The reduced row echelon form (RREF) is obtained by applying Gauss-Jordan elimination to the augmented matrix [A,b] to achieve leading 1s with zeros above and below. It's the simplest form a matrix can be reduced to while preserving its solution set.

2. How Does the Calculator Work?

The calculator performs Gaussian elimination with partial pivoting to transform the matrix into RREF:

Steps:

1. Start with the leftmost nonzero column (pivot column)
2. Select a nonzero entry in the pivot column as pivot
3. Swap rows to move pivot to current row
4. Make the pivot entry 1 by dividing the row by the pivot value
5. Use row operations to create zeros in all entries above and below the pivot
6. Repeat for each pivot column

3. Importance of RREF

Details: RREF is crucial for solving systems of linear equations, determining matrix rank, finding matrix inverses, and understanding linear dependence/independence of vectors.

4. Using the Calculator

Tips: Enter the matrix elements (including the augmented part if solving equations).
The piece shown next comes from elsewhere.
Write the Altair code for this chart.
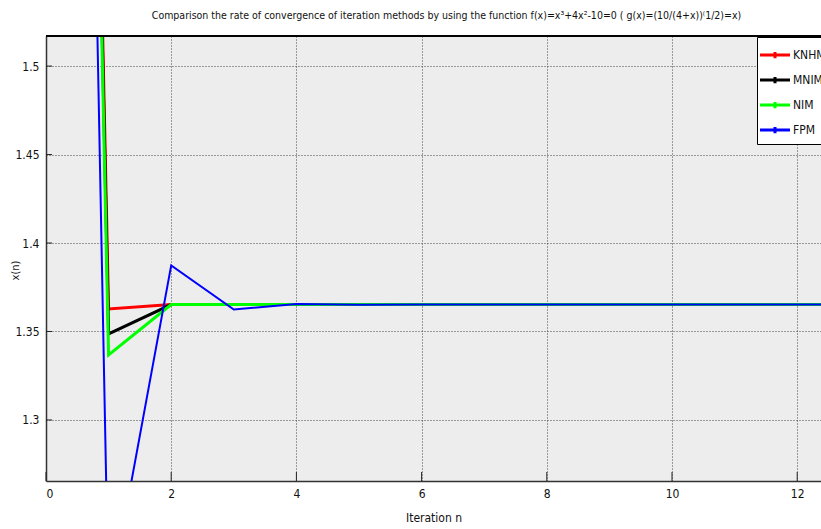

For best results, use exact fractions when possible to avoid floating-point rounding errors.

5. Frequently Asked Questions (FAQ)

Q1: What's the difference between REF and RREF?
A: REF has leading 1s with zeros below, while RREF additionally has zeros above each leading 1.

Q2: Can every matrix be reduced to RREF?
A: Yes, every matrix has a unique RREF, though the row operations to get there may vary.

Q3: How does RREF help solve linear systems?
A: The solutions can be read directly from the RREF of the augmented matrix.

Q4: What does it mean if I get a row of zeros?
A: A row of zeros indicates linear dependence in the system of equations.

Q5: Why might my results have rounding errors?
A: Floating-point arithmetic can accumulate small errors. For exact results, consider using fractions.